In an interview to a news agency, Aggarwal compared this to the exploitation of Indian resources by the British East India Company. He pointed out that while India generates a significant portion of the world’s data, the benefits are largely captured by foreign tech giants. “Only one-tenth of that data is stored in India. Ninety percent is exported to global data centers, largely owned by big tech companies. It is processed into AI, brought back into India, and sold to us in dollars. Yes, it is exactly what happened 200 years ago with the East India Company,” Aggarwal explained.
“They used to export cotton and bring back clothes. Now we’re exporting data and bringing back intelligence. It’s techno-colonialism,” he added.
“We as an Indian ecosystem need to realize that these battles are not legal battles. These are technology battles. And we have to build our own technology based on our value systems. For example, when I see the future of AI, we have a uniquely Indian idea called digital public infrastructure. UPI is an example of that. ONDC is an example of that,” he said.
India, he asserted, produces 20 percent of the world’s digital data, reflecting its equivalent global population. “We produce 20 percent of the world’s data. Our strength in the world of AI is significant. We are the largest population, and data is what creates intelligence in AI. We should produce even more data because we are young, and our per capita data production is higher,” he stated, referring to the advancement of internet services in the country.

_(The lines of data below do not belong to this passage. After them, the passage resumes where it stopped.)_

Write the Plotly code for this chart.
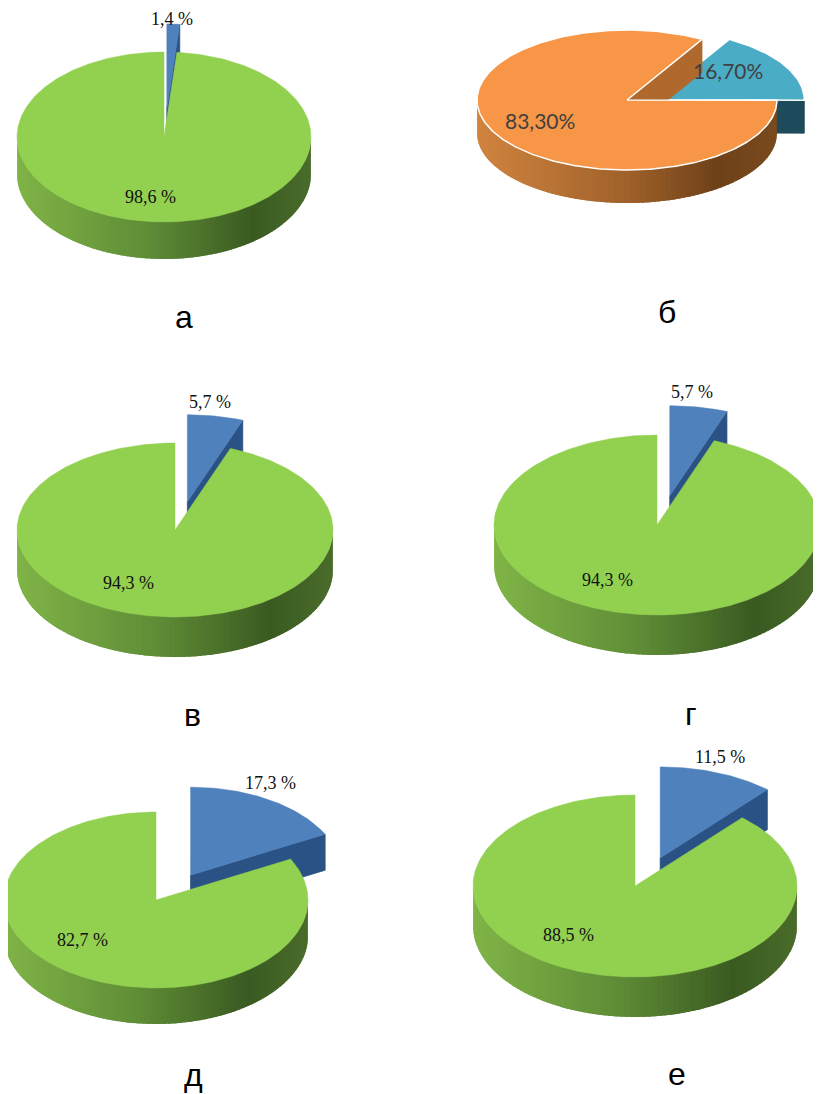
import numpy as np
import plotly.graph_objects as go

# Data: share of the small (exploded) and large slice for every panel
PANELS = ['а', 'б', 'в', 'г', 'д', 'е']
SMALL_SHARE = [1.4, 16.7, 5.7, 5.7, 17.3, 11.5]
LARGE_SHARE = [98.6, 83.3, 94.3, 94.3, 82.7, 88.5]

# Geometry of each 3D pie in page pixels (layout only)
GEOM = {
    'а': dict(cx=164, cy=137, rx=147, ry=85, depth=37, pull=(0.44, 0.33), start=0,
              small_lbl=(8, -118), large_lbl=(-14, 60), caption=(184, 317)),
    'б': dict(cx=627, cy=100, rx=150, ry=70, depth=33, pull=(0.21, 0.0), start=30,
              small_lbl=(101, -30), large_lbl=(-87, 20), caption=(667, 312)),
    'в': dict(cx=175, cy=530, rx=158, ry=87, depth=40, pull=(0.44, 0.33), start=0,
              small_lbl=(35, -128), large_lbl=(-47, 53), caption=(192, 715)),
    'г': dict(cx=657, cy=525, rx=163, ry=90, depth=40, pull=(0.44, 0.33), start=0,
              small_lbl=(35, -133), large_lbl=(-50, 55), caption=(691, 714)),
    'д': dict(cx=156, cy=900, rx=152, ry=88, depth=36, pull=(0.44, 0.33), start=0,
              small_lbl=(114, -117), large_lbl=(-74, 40), caption=(193, 1075)),
    'е': dict(cx=635, cy=886, rx=162, ry=91, depth=40, pull=(0.44, 0.33), start=0,
              small_lbl=(85, -129), large_lbl=(-67, 49), caption=(677, 1074)),
}

GREEN = dict(top='#92D050', face='#4E7A2C', outline=None,
             side=[(0.0, '#80B447'), (0.45, '#5E8C36'), (0.8, '#3A5A21'), (1.0, '#4A6C2B')])
BLUE = dict(top='#4F81BD', face='#2A5285', outline=None,
            side=[(0.0, '#3E6A9E'), (0.6, '#2B4F7C'), (1.0, '#243F65')])
ORANGE = dict(top='#F79646', face='#B0692C', outline='white',
              side=[(0.0, '#D0843F'), (0.5, '#A0612A'), (0.8, '#6E4119'), (1.0, '#7A4A1E')])
TEAL = dict(top='#4BACC6', face='#1E4B5B', outline='white',
            side=[(0.0, '#2F7A8E'), (1.0, '#1E4B5B')])

# the page body has an 8px margin, so the figure starts at (8, 8) in the window
PAGE_OFF = 8
WIN_W, WIN_H = 821, 1094


def hex_rgb(c):
    c = c.lstrip('#')
    return [int(c[i:i + 2], 16) for i in (0, 2, 4)]


def grad(stops, t):
    ts = [s[0] for s in stops]
    cols = np.array([hex_rgb(s[1]) for s in stops])
    rgb = [int(round(np.interp(t, ts, cols[:, k]))) for k in range(3)]
    return 'rgb(%d,%d,%d)' % tuple(rgb)


def rim(g, ang, dx, dy):
    a = np.radians(ang)
    return g['cx'] + dx + g['rx'] * np.sin(a), g['cy'] + dy - g['ry'] * np.cos(a)


def add_poly(fig, xs, ys, color, line_color=None, lw=0):
    fig.add_trace(go.Scatter(
        x=list(xs) + [xs[0]], y=list(ys) + [ys[0]], fill='toself', fillcolor=color,
        mode='lines', line=dict(color=line_color or color, width=lw),
        hoverinfo='skip', showlegend=False))


def draw_slice(fig, g, a0, a1, pull, style):
    m = np.radians((a0 + a1) / 2)
    dx = pull[0] * g['rx'] * np.sin(m)
    dy = -pull[1] * g['ry'] * np.cos(m)
    ax, ay = g['cx'] + dx, g['cy'] + dy
    d = g['depth']

    # outer wall, only the part facing the viewer (90..270 deg)
    for n in range(-1, 3):
        s, e = max(a0, 90 + 360 * n), min(a1, 270 + 360 * n)
        if e <= s:
            continue
        steps = max(2, int((e - s) / 2.0))
        ts = np.linspace(s, e, steps + 1)
        step = ts[1] - ts[0]
        for t0, t1 in zip(ts[:-1], ts[1:]):
            # overlap into the next strip so no seams show
            t1x = min(t1 + step * 0.8, e)
            x0, y0 = rim(g, t0, dx, dy)
            x1, y1 = rim(g, t1x, dx, dy)
            xm, _ = rim(g, (t0 + t1) / 2, dx, dy)
            frac = (xm - (g['cx'] - g['rx'])) / (2 * g['rx'])
            col = grad(style['side'], frac)
            add_poly(fig, [x0, x1, x1, x0], [y0 - 0.5, y1 - 0.5, y1 + d, y0 + d], col)

    # radial cut faces that turn towards the viewer
    for ang, visible in ((a0, np.sin(np.radians(a0)) < -1e-6), (a1, np.sin(np.radians(a1)) > 1e-6)):
        if visible:
            rx_, ry_ = rim(g, ang, dx, dy)
            add_poly(fig, [ax, rx_, rx_, ax], [ay, ry_, ry_ + d, ay + d], style['face'], lw=0.8)

    # top face
    ts = np.linspace(a0, a1, int(a1 - a0) + 2)
    xs, ys = rim(g, ts, dx, dy)
    if style['outline']:
        add_poly(fig, [ax] + list(xs), [ay] + list(ys), style['top'], style['outline'], 1.5)
    else:
        add_poly(fig, [ax] + list(xs), [ay] + list(ys), style['top'], lw=0.5)


fig = go.Figure()
annotations = []

for i, p in enumerate(PANELS):
    g = GEOM[p]
    small, large = SMALL_SHARE[i], LARGE_SHARE[i]
    total = small + large
    a_mid = g['start'] + 360 * small / total
    a_end = g['start'] + 360
    if p == 'б':
        s_style, l_style = TEAL, ORANGE
        fnt = dict(family='Lato, Open Sans, sans-serif', size=21, color='#404040')
        s_txt = ('%.2f%%' % small).replace('.', ',')
        l_txt = ('%.2f%%' % large).replace('.', ',')
    else:
        s_style, l_style = BLUE, GREEN
        fnt = dict(family='Liberation Serif, Times New Roman, serif', size=18, color='#111111')
        s_txt = ('%.1f %%' % small).replace('.', ',')
        l_txt = ('%.1f %%' % large).replace('.', ',')

    # exploded slice sits behind, so it goes first
    draw_slice(fig, g, g['start'], a_mid, g['pull'], s_style)
    draw_slice(fig, g, a_mid, a_end, (0, 0), l_style)

    for txt, off in ((s_txt, g['small_lbl']), (l_txt, g['large_lbl'])):
        annotations.append(dict(x=g['cx'] + off[0], y=g['cy'] + off[1], text=txt,
                                showarrow=False, font=fnt, xref='x', yref='y'))
    annotations.append(dict(x=g['caption'][0], y=g['caption'][1], text=p, showarrow=False,
                            font=dict(family='Liberation Sans, Arial, sans-serif', size=32,
                                      color='black'),
                            xref='x', yref='y'))

fig.update_xaxes(range=[PAGE_OFF, WIN_W], visible=False, fixedrange=True)
fig.update_yaxes(range=[WIN_H, PAGE_OFF], visible=False, fixedrange=True)
fig.update_layout(width=WIN_W - PAGE_OFF, height=WIN_H - PAGE_OFF,
                  margin=dict(l=0, r=0, t=0, b=0),
                  plot_bgcolor='white', paper_bgcolor='white',
                  annotations=annotations, showlegend=False)

fig.write_html("out.html")
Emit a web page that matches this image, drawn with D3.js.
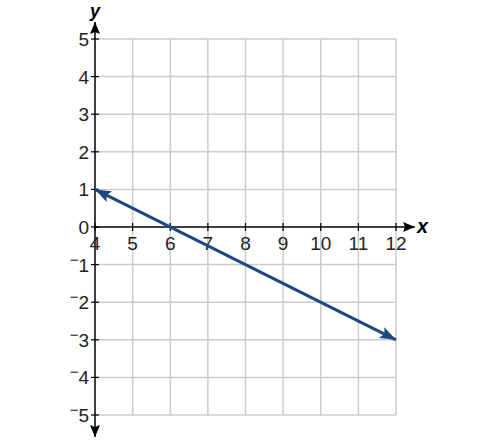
<!DOCTYPE html>
<html>
<head>
<meta charset="utf-8">
<script src="https://cdn.jsdelivr.net/npm/d3@7"></script>
<style>
body{margin:0;background:#fff;}
text{font-family:"Liberation Sans",Arial,sans-serif;}
</style>
</head>
<body>
<svg id="chart" width="487" height="441"></svg>
<script>
const xTicks = [4,5,6,7,8,9,10,11,12];
const yTicks = [-5,-4,-3,-2,-1,0,1,2,3,4,5];
const lineX = [4,12];
const lineY = [1,-3];

const svg = d3.select("#chart");
const x = d3.scaleLinear().domain([4,12]).range([95,396]);
const y = d3.scaleLinear().domain([-5,5]).range([415,39]);
const gridColor = "#cccccc";
const blue = "#1d4a7c";

const defs = svg.append("defs");
defs.append("marker").attr("id","ax").attr("viewBox","0 0 12 10").attr("refX",12).attr("refY",5)
  .attr("markerWidth",12).attr("markerHeight",10).attr("markerUnits","userSpaceOnUse").attr("orient","auto")
  .append("path").attr("d","M0,0 L12,5 L0,10 L2,5 Z").attr("fill","#000");
defs.append("marker").attr("id","la").attr("viewBox","0 0 16 12").attr("refX",16).attr("refY",6)
  .attr("markerWidth",16).attr("markerHeight",12).attr("markerUnits","userSpaceOnUse").attr("orient","auto-start-reverse")
  .append("path").attr("d","M0,0 L16,6 L0,12 L3,6 Z").attr("fill",blue);

// grid
svg.append("g").selectAll("line").data(xTicks.filter(d=>d!==4)).join("line")
  .attr("x1",d=>x(d)).attr("x2",d=>x(d)).attr("y1",y(5)).attr("y2",y(-5))
  .attr("stroke",gridColor).attr("stroke-width",1.5);
svg.append("g").selectAll("line").data(yTicks.filter(d=>d!==0)).join("line")
  .attr("x1",x(4)).attr("x2",x(12)).attr("y1",d=>y(d)).attr("y2",d=>y(d))
  .attr("stroke",gridColor).attr("stroke-width",1.5);

// axes
svg.append("line").attr("x1",x(4)).attr("x2",x(4)).attr("y1",y(5)).attr("y2",22)
  .attr("stroke","#000").attr("stroke-width",1.5).attr("marker-end","url(#ax)");
svg.append("line").attr("x1",x(4)).attr("x2",x(4)).attr("y1",y(5)).attr("y2",437)
  .attr("stroke","#000").attr("stroke-width",1.5).attr("marker-end","url(#ax)");
svg.append("line").attr("x1",x(4)).attr("x2",415).attr("y1",y(0)).attr("y2",y(0))
  .attr("stroke","#000").attr("stroke-width",1.5).attr("marker-end","url(#ax)");

// tick marks
svg.append("g").selectAll("line").data(yTicks).join("line")
  .attr("x1",x(4)-4).attr("x2",x(4)+4).attr("y1",d=>y(d)).attr("y2",d=>y(d))
  .attr("stroke","#000").attr("stroke-width",1.2);
svg.append("g").selectAll("line").data(xTicks).join("line")
  .attr("x1",d=>x(d)).attr("x2",d=>x(d)).attr("y1",y(0)-4).attr("y2",y(0)+4)
  .attr("stroke","#000").attr("stroke-width",1.2);

function label(sel, d){
  if(d<0){
    sel.append("tspan").attr("font-size",15).attr("dy",-7).text("\u2212");
    sel.append("tspan").attr("dy",7).text(Math.abs(d));
  } else sel.text(d);
}
// y labels
svg.append("g").selectAll("text").data(yTicks).join("text")
  .attr("x",x(4)-6).attr("y",d=>y(d)+7).attr("text-anchor","end")
  .attr("font-size",19).attr("fill","#222").each(function(d){label(d3.select(this),d);});
// x labels
svg.append("g").selectAll("text").data(xTicks).join("text")
  .attr("x",d=>x(d)).attr("y",y(0)+23).attr("text-anchor","middle")
  .attr("font-size",19).attr("fill","#222").text(d=>d);

// axis titles
svg.append("text").attr("x",x(4)).attr("y",17).attr("text-anchor","middle")
  .attr("font-size",18).attr("font-style","italic").attr("font-weight","bold").text("y");
svg.append("text").attr("x",417).attr("y",y(0)+6).attr("text-anchor","start")
  .attr("font-size",20).attr("font-style","italic").attr("font-weight","bold").text("x");

// line
svg.append("line").attr("x1",x(lineX[0])).attr("y1",y(lineY[0])).attr("x2",x(lineX[1])).attr("y2",y(lineY[1]))
  .attr("stroke",blue).attr("stroke-width",3)
  .attr("marker-start","url(#la)").attr("marker-end","url(#la)");
</script>
</body>
</html>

Aggarwal believes that in the AI era, data is core and should be owned by the data creators themselves. “We put data on our social media. It’s our IPR. It should belong to the creator. And we have to encourage and nudge people to share data in a privacy-preserving way openly. India has the largest data, so we can bring a lot of data into the public domain… That can be used to create the largest intelligence possible,” he shared.
He also emphasized the importance of attributing original content or data creators. “We in India can create this paradigm, but we can only do it if all of society comes together. Companies like Krutrim need to exist for that. We need to evangelize this philosophy with stakeholders like the media, bureaucrats, etc. India will have to invest as a business ecosystem with government incentives for a decade or two because we are very behind,” he added.
Krutrim, a brainchild of Bhavish Aggarwal, generates text with an innate sense of Indian cultural sensibilities and relevance. It supports all 22 Indian scheduled languages and Indian contexts. The Krutrim model can fluently switch between languages and discuss nuanced topics ranging from poetry in an Indian language to Bollywood movies and creative masala dosa recipes. It has been available in beta version for consumers since February 2024.